CALCO – La vecchia Mitteleuropa, con il suo crogiolo di lingue e i grandi hotel di lusso, dove un ungherese può sedersi al tavolo accanto a uno jugoslavo, mentre un cameriere ceco serve delle ottime granite al lampone. È lei la protagonista. O quello che ne rimane dopo la fine della prima guerra mondiale, quando in una Praga capitale della recente Cecoslovacchia si aggirano personaggi che parlano lingue diverse ma che si capiscono, reduci di quella grande cultura cosmopolita che fu dell’impero austro-ungarico.
Lo spettacolo andato in scena nella serata di sabato, nel piccolo anfiteatro della basilica di Arlate (Calco), è stato innanzitutto un tuffo in quel mondo, nelle sue contraddizioni, nel contrasto tra il vecchio multiculturalismo asburgico e l’imposizione, sul finire degli anni Trenta, di una razza sopra le altre, follia nazionalsocialista. Primo appuntamento con la rassegna I luoghi dell’Adda di Teatro Invito, che sino al 6 luglio proporrà spettacoli e concerti in località poste lungo il fiume, Il mio nome è Bohumil di Jacob Olesen, Giovanna Mori e Francesco di Branco ha portato in scena il testo Ho servito il re d’Inghilterra dello scrittore ceco Bohumil Hrabal.
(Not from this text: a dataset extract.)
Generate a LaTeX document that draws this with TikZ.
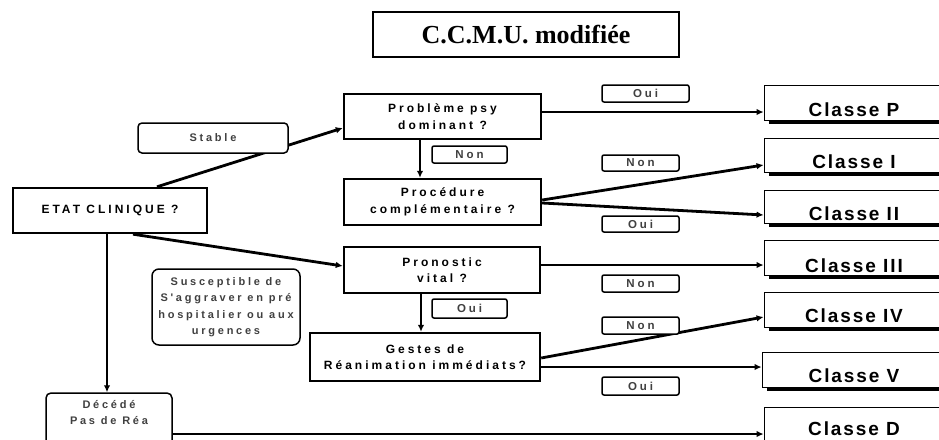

Un’ora e un quarto circa in cui Olesen, autore e attore, ha monopolizzato l’attenzione del pubblico presente.
Nessuna scenografia, poche e semplici luci, soltanto una valigia e qualche canzone ad accompagnarlo: Olesen ha rapito gli spettatori e li ha trasportati con la mente nell’Hotel Paris di Praga, dove commessi viaggiatori, veterinari, giudici, persino l’imperatore d’Etiopia, posso sedere ai tavolini del ristorante, intrattenersi in discorsi spesso superficiali, rimanere ancorati a un mondo che sta pian piano scomparendo. Un’abilità non troppo comune, quella dell’attore, che oltre a rendere visivo nella mente dei presenti quanto raccontato con le sole parole, dalla granita al lampone ai fiori sparsi sul ventre della sua donna, ben ha saputo rendere i diversi idiomi mitteleuropei, dal ceco al tedesco. Continui cambi di lingua, di postura, di gesti, hanno caratterizzato, infatti, i vari personaggi, sempre e comunque ottimamente interpretati dal solo monologhista.
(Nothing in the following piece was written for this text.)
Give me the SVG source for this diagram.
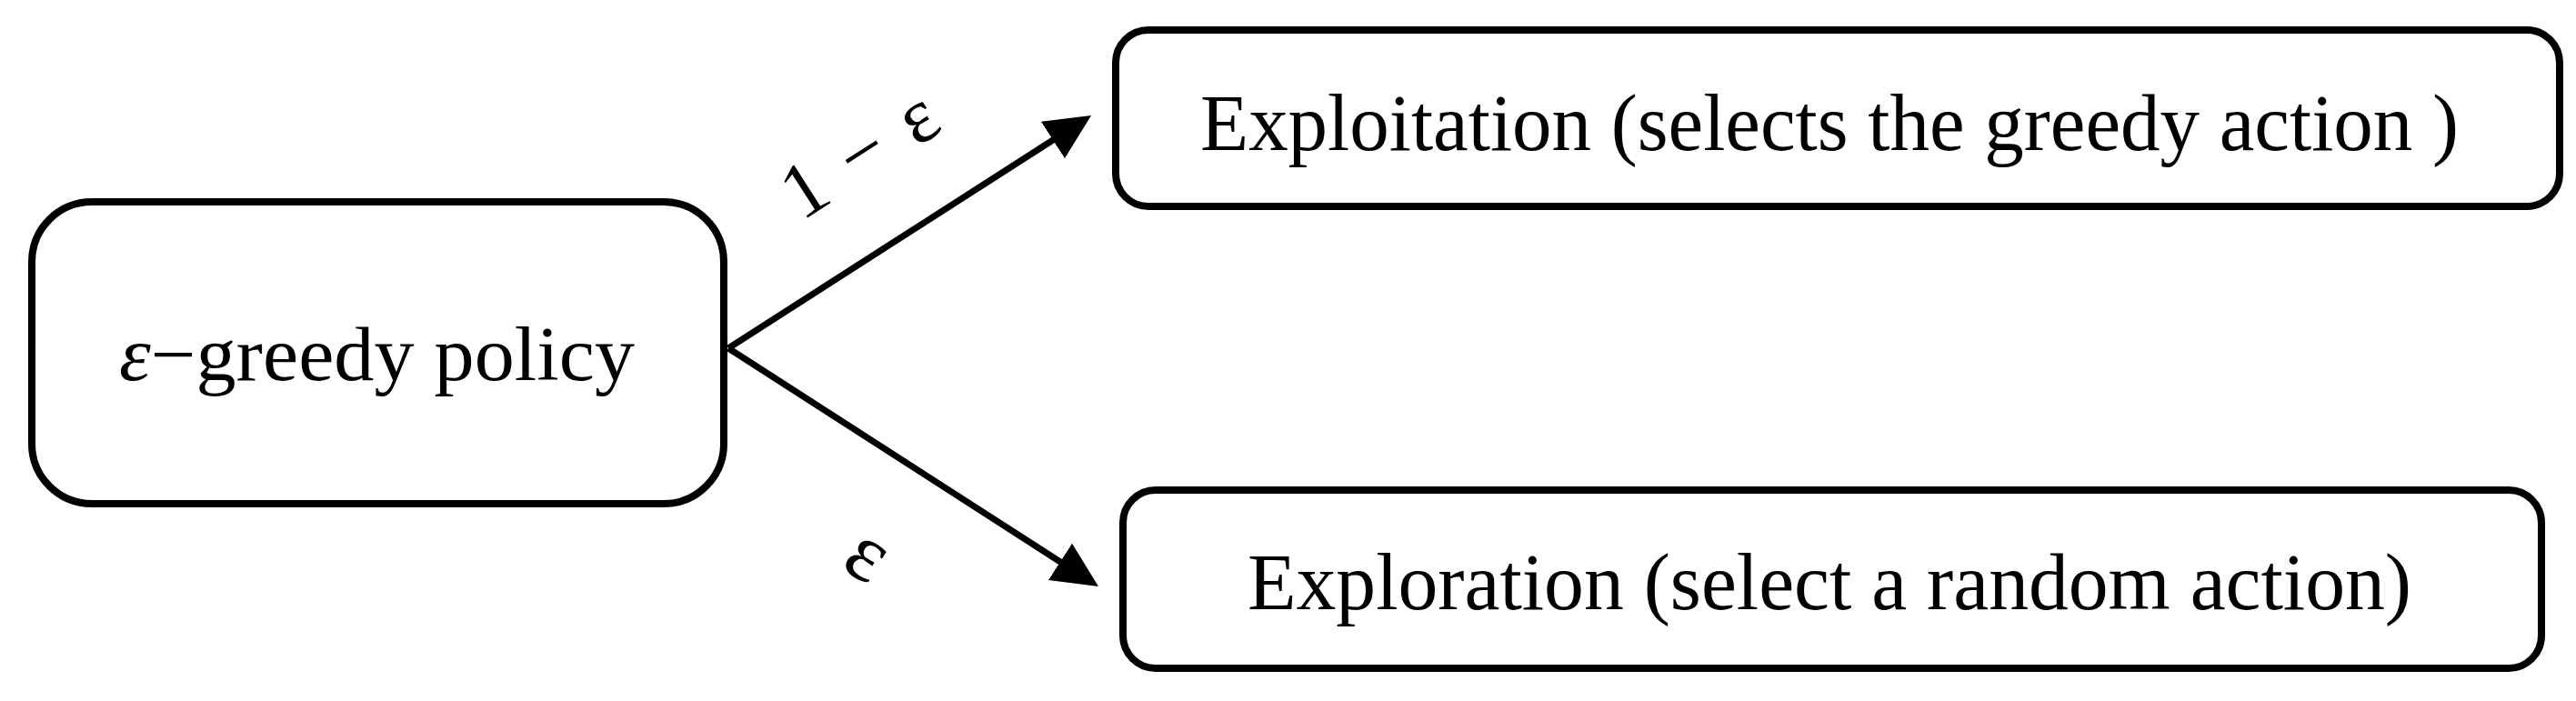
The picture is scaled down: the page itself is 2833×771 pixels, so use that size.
<svg xmlns="http://www.w3.org/2000/svg" width="2833" height="771" viewBox="0 0 2833 771">
  <style>
    .box { fill: #ffffff; stroke: #000000; stroke-width: 8; }
    .lbl { font-family: "Liberation Serif", "Times New Roman", serif; fill: #000000; }
    .edge { stroke: #000000; stroke-width: 7; fill: none; marker-end: url(#arrow); }
  </style>
  <defs>
    <marker id="arrow" viewBox="0 0 50 48" refX="20" refY="24" markerWidth="50" markerHeight="48" markerUnits="userSpaceOnUse" orient="auto">
      <path d="M0,0 L50,24 L0,48 Z" fill="#000000"/>
    </marker>
  </defs>
  <rect width="2833" height="771" fill="#ffffff"/>
  <g id="connectors">
    <line class="edge" x1="801" y1="383" x2="1174.8" y2="143.2"/>
    <line class="edge" x1="801" y1="383" x2="1182.8" y2="628.7"/>
    <text class="lbl" font-size="86" text-anchor="middle" letter-spacing="4" transform="translate(962,192) rotate(-32.7)">1 − ε</text>
    <text class="lbl" font-size="92" text-anchor="middle" transform="translate(950,617) rotate(32.7)" dy="20">ε</text>
  </g>
  <g id="node-policy">
    <rect class="box" x="35" y="222" width="761" height="332" rx="66" ry="66"/>
    <text class="lbl" x="131" y="418" font-size="84" textLength="567" lengthAdjust="spacingAndGlyphs"><tspan font-style="italic">ε</tspan>−greedy policy</text>
  </g>
  <g id="node-exploitation">
    <rect class="box" x="1227" y="33" width="1588" height="194" rx="36" ry="36"/>
    <text class="lbl" x="1320" y="165" font-size="88" textLength="1384" lengthAdjust="spacingAndGlyphs">Exploitation (selects the greedy action )</text>
  </g>
  <g id="node-exploration">
    <rect class="box" x="1235" y="539" width="1560" height="196" rx="36" ry="36"/>
    <text class="lbl" x="1372" y="670" font-size="88" textLength="1280" lengthAdjust="spacingAndGlyphs">Exploration (select a random action)</text>
  </g>
</svg>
Ma il protagonista di Il mio nome è Bohumil, al di là della vecchia Mitteleuropa, è pur sempre il piccolo Bohumil, quel cameriere ambizioso, che tanto desidera fare carriera e guadagnare da non accorgersi che il suo mondo, quello che ama, è in trasformazione. Un pericolo che viene proprio da coloro che lui, a differenza dei colleghi del Paris, intende trattare con gentilezza: i tedeschi in arrivo dal terzo Reich. “Cosa?”, “Il Reich”, gli risponde la donna che sposerà, una tedesca che per concepire un figlio ascolta Wagner per ore. Il nazionalismo che avanza, il multiculturalismo che indietreggia. No, quella parola, Reich, probabilmente non dice molto al piccolo Bohumil, così come i discorsi sulla superiorità della razza ariana. Ingenuo, incapace di cogliere le sfumature del suo tempo, Bohumil sposa la donna e si incammina verso un nuovo lavoro, in un albergo della Boemia in cui tutti parlano tedesco. Da una parte il Paris di Praga, col suo cosmopolitismo, dall’altra il Paradiso della Boemia, paradiso, in realtà, dell’ariano.
Ingenuo, dicevamo, fino a quando, seduto sul “cucuzzolo” di un monte, il piccolo cameriere rifletterà sul desiderio di lasciare trasportare una parte del suo corpo dal fiume Moldava verso l’Elba e il Mar del Nord, mentre l’altra fino al Danubio e il Mar Nero, per poi finire nel Mediterraneo e nell’Oceano. Una metafora, la sua, che riflette la voglia di tornare a Praga. Di essere, ancora, un cosmopolita.